Avec ce remaniement, "j'ai assumé mes responsabilités en tant que chef du gouvernement et selon les prérogatives que me donne la Constitution", a-t-il déclaré à la presse, laissant entendre qu'il l'avait fait sans l'aval du président.
Des élections présidentielle et législatives sont prévues en 2019.
L'instabilité politique inquiète nombre d'observateurs, la Tunisie restant fragilisée, en dépit d'une reprise de la croissance, par un chômage persistant au dessus des 15% et une inflation dépassant les 7,5%, qui exacerbent des tensions sociales fortes, près de huit ans après la révolution.
Le fils du président, Hafedh Caid Essebsi, directeur exécutif du parti au pouvoir Nidaa Tounes, a appelé à la démission de Youssef Chahed en affirmant qu'il était incapable de relancer l'économie.
Le président Béji Caid Essebsi a rejeté le remaniement, disant en avoir été informé trop tard, sans consultation préalable, a déclaré sa porte-parole Saida Garrach. Mais le chef de l'Etat ne peut s'opposer au remaniement. Il doit être approuvé par le parlement où Youssef Chahed bénéficie du soutien de la majorité des députés.
Youssef Chahed, chef du gouvernement, a annoncé lundi 5 novembre 2018, la liste des nouveaux ministres dans le cadre du remaniement ministériel partiel :
Mohamed Fadhel Mahfoudh ministre des Droits de l'homme et des relations avec les instances constitutionnelles, la société civile et les organisations des droits de l’homme.
Karim Jamoussi, ministre de la Justice
Kamel Morjane, ministre chargé de la fonction publique
Raouf Cherif, ministre de la Santé
Hedi mekni, ministre des Domaines de l'Etat
Sonia Becheikh, ministre de la Jeunesse et des sports
Saïda Lounissi, ministre de l’emploi et de la formation professionnelle
Hichem ben Ahmed, ministre du Transport
Mokhtar Hammami, ministre des Affaires locales
Radhouane Ayara, ministre chargé l’immigration et des tunisiens à l’étranger
Chokri Belhassen, ministre chargé du suivi des projets
René Trabelsi, ministre du Tourisme
Noureddine Selmi, ministre de l'équipement et de l'habitat
Habib Dabbabi, secrétaire d'Etat auprès du ministre de l'Industrie et des PME, chargé des PME
Adel Jarboui, secrétaire d'Etat auprès du ministre du Transport
Ahmed Gaaloul, secrétaire d'Etat auprès du ministre de la Jeunesse et des sports, chargé du sport
Basma Jebali, secrétaire d'Etat auprès du ministre des affaires locales
Samir Bachouel, secrétaire d'Etat auprès du ministre du Commerce chargé du commerce intérieur.
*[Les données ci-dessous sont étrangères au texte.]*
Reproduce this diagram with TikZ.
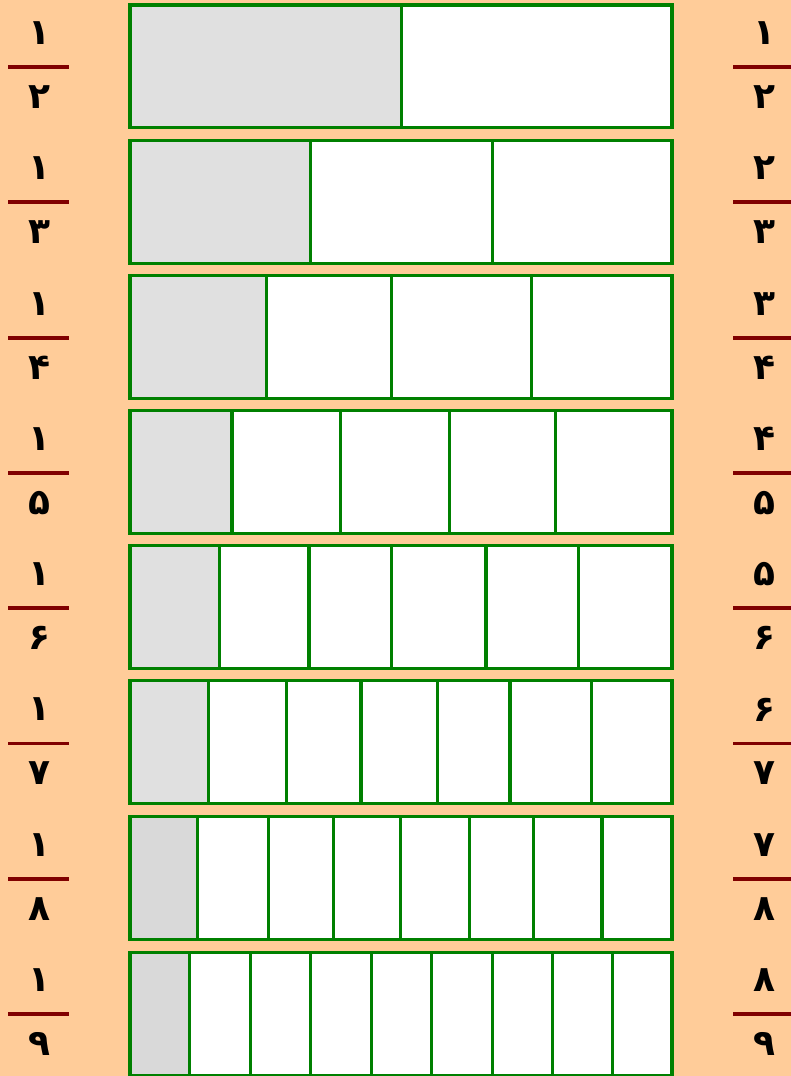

Un remaniement controversé
Saïda Garrache, porte-parole de la présidence de la République a annoncé que Béji Caïd Essebsi n’était pas d’accord avec ce processus de la part du chef du gouvernement : « Il s’agit d’un remaniement effectué à la hâte et il y a eu une tentative d’imposer le fait accompli. Le chef du gouvernement ne s’est pas concerté avec le président de la République autour du remaniement et la composition des ministres. Il a été juste informé à une heure tardive du remaniement… Le président de la République n’est pas d’accord avec cette méthode de travail de la part du chef du gouvernement. Il a été informé du remaniement et il y aurait des changements de noms entre temps ».